Short exercise ->
Restate word for word the lines beginning at the one that contains "What matplotlib code" and ending at the one that contains "ax.set_ylim(-0.3042, 0.2683)"; include both and nothing else.

— START Data supplied —

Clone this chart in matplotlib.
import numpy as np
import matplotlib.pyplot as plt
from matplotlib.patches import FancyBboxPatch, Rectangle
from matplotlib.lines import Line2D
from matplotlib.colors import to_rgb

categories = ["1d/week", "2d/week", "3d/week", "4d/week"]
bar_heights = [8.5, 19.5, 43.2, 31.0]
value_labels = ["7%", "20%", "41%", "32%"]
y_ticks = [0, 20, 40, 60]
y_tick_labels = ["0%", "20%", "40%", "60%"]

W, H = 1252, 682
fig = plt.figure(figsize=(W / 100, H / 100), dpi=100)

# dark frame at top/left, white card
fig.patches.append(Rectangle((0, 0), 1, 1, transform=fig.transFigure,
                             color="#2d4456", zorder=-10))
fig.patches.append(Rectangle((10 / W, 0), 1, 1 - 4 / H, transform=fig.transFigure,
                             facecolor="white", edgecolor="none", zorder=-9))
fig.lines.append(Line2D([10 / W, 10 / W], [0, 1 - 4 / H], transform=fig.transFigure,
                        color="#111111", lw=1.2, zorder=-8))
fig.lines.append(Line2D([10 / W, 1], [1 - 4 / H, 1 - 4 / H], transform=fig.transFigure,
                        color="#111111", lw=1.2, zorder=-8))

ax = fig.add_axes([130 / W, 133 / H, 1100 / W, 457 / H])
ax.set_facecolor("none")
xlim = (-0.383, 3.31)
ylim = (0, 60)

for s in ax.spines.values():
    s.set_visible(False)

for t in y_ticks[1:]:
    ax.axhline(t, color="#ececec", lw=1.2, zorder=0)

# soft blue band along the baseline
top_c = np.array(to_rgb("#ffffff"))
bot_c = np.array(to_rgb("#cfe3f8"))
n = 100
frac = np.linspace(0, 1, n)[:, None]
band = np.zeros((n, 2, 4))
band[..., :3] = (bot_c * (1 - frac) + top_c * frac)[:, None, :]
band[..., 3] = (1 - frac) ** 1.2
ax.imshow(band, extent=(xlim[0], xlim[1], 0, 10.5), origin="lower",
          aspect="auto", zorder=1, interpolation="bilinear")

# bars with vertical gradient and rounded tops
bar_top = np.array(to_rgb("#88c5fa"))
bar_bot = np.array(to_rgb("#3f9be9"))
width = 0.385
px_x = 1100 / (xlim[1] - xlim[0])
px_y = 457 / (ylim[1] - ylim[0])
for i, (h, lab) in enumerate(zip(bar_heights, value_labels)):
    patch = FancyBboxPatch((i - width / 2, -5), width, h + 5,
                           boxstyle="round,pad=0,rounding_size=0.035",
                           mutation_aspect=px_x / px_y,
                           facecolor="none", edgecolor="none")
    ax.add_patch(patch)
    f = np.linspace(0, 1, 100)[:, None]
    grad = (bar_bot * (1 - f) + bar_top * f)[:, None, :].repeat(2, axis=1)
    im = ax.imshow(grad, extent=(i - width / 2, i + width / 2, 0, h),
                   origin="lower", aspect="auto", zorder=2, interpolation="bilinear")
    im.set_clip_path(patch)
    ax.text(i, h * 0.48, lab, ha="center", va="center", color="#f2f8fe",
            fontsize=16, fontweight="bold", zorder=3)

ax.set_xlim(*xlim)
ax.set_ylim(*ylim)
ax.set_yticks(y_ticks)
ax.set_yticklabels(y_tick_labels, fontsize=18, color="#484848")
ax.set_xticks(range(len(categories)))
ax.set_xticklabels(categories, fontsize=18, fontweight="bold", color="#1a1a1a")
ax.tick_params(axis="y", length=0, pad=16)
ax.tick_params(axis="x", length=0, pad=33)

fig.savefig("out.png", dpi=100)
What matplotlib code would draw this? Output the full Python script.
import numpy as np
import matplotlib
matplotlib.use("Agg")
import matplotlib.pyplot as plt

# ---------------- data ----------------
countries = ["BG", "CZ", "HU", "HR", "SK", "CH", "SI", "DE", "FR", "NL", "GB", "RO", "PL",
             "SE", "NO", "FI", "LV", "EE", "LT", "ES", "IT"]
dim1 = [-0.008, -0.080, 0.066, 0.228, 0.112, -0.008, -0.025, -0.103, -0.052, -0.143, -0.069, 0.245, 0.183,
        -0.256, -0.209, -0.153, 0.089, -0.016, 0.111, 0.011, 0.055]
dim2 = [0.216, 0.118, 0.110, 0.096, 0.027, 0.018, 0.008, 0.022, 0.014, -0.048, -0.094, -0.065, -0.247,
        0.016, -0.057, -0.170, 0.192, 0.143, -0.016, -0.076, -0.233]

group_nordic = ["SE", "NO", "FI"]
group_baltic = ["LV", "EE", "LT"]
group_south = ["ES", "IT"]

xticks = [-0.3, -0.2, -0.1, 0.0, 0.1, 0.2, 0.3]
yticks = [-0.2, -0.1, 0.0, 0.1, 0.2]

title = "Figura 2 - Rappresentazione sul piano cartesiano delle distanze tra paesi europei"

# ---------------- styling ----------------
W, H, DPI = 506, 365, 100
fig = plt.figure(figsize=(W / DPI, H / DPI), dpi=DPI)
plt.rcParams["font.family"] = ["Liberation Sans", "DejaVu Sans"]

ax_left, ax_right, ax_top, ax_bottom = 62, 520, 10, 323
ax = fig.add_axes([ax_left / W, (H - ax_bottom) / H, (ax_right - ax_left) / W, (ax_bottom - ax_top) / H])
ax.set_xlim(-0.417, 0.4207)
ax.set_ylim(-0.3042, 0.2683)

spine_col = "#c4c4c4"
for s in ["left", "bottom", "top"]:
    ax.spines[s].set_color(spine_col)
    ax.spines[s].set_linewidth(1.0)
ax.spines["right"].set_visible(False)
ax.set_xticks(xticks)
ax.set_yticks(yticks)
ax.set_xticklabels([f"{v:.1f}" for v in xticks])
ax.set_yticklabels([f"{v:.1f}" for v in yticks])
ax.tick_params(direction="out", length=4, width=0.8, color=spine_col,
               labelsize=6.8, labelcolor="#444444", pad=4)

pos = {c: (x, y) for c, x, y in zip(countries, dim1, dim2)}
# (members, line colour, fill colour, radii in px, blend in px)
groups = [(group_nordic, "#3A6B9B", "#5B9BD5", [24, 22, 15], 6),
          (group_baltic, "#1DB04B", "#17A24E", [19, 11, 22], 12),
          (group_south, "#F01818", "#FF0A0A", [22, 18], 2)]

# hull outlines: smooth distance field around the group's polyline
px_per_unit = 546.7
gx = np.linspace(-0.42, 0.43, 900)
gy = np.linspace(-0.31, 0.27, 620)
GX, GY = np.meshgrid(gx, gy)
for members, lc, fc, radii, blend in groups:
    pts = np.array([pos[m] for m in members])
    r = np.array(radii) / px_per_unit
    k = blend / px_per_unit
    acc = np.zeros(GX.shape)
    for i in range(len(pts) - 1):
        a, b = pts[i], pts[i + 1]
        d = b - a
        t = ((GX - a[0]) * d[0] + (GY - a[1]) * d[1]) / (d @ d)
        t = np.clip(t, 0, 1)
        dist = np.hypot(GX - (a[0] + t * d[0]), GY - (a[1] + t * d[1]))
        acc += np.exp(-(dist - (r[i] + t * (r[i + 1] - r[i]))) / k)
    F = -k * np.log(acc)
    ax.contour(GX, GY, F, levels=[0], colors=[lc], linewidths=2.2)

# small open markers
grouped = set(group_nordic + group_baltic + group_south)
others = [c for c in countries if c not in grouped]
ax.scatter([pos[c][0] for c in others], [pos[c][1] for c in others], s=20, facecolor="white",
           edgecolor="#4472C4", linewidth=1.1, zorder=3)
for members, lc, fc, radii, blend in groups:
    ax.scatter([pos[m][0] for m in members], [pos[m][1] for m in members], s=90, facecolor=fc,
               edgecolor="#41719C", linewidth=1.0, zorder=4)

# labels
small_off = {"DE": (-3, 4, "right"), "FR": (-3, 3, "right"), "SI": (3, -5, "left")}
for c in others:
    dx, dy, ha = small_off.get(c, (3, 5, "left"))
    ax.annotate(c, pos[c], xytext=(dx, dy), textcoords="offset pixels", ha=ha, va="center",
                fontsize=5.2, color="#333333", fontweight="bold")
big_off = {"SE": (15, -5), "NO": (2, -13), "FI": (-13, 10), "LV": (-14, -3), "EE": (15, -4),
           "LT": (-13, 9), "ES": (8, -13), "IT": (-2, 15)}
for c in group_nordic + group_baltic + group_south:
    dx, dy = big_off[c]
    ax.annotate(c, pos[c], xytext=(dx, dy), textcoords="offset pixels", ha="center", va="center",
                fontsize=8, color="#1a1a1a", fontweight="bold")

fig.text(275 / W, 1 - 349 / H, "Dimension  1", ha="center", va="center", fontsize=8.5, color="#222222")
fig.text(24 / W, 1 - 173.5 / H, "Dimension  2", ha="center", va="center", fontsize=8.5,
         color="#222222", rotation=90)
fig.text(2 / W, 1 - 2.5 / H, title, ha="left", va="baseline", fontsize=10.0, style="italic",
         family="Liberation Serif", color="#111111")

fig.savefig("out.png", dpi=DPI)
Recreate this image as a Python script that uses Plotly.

— END Data supplied —

Output below ->
What matplotlib code would draw this? Output the full Python script.
import numpy as np
import matplotlib
matplotlib.use("Agg")
import matplotlib.pyplot as plt

# ---------------- data ----------------
countries = ["BG", "CZ", "HU", "HR", "SK", "CH", "SI", "DE", "FR", "NL", "GB", "RO", "PL",
             "SE", "NO", "FI", "LV", "EE", "LT", "ES", "IT"]
dim1 = [-0.008, -0.080, 0.066, 0.228, 0.112, -0.008, -0.025, -0.103, -0.052, -0.143, -0.069, 0.245, 0.183,
        -0.256, -0.209, -0.153, 0.089, -0.016, 0.111, 0.011, 0.055]
dim2 = [0.216, 0.118, 0.110, 0.096, 0.027, 0.018, 0.008, 0.022, 0.014, -0.048, -0.094, -0.065, -0.247,
        0.016, -0.057, -0.170, 0.192, 0.143, -0.016, -0.076, -0.233]

group_nordic = ["SE", "NO", "FI"]
group_baltic = ["LV", "EE", "LT"]
group_south = ["ES", "IT"]

xticks = [-0.3, -0.2, -0.1, 0.0, 0.1, 0.2, 0.3]
yticks = [-0.2, -0.1, 0.0, 0.1, 0.2]

title = "Figura 2 - Rappresentazione sul piano cartesiano delle distanze tra paesi europei"

# ---------------- styling ----------------
W, H, DPI = 506, 365, 100
fig = plt.figure(figsize=(W / DPI, H / DPI), dpi=DPI)
plt.rcParams["font.family"] = ["Liberation Sans", "DejaVu Sans"]

ax_left, ax_right, ax_top, ax_bottom = 62, 520, 10, 323
ax = fig.add_axes([ax_left / W, (H - ax_bottom) / H, (ax_right - ax_left) / W, (ax_bottom - ax_top) / H])
ax.set_xlim(-0.417, 0.4207)
ax.set_ylim(-0.3042, 0.2683)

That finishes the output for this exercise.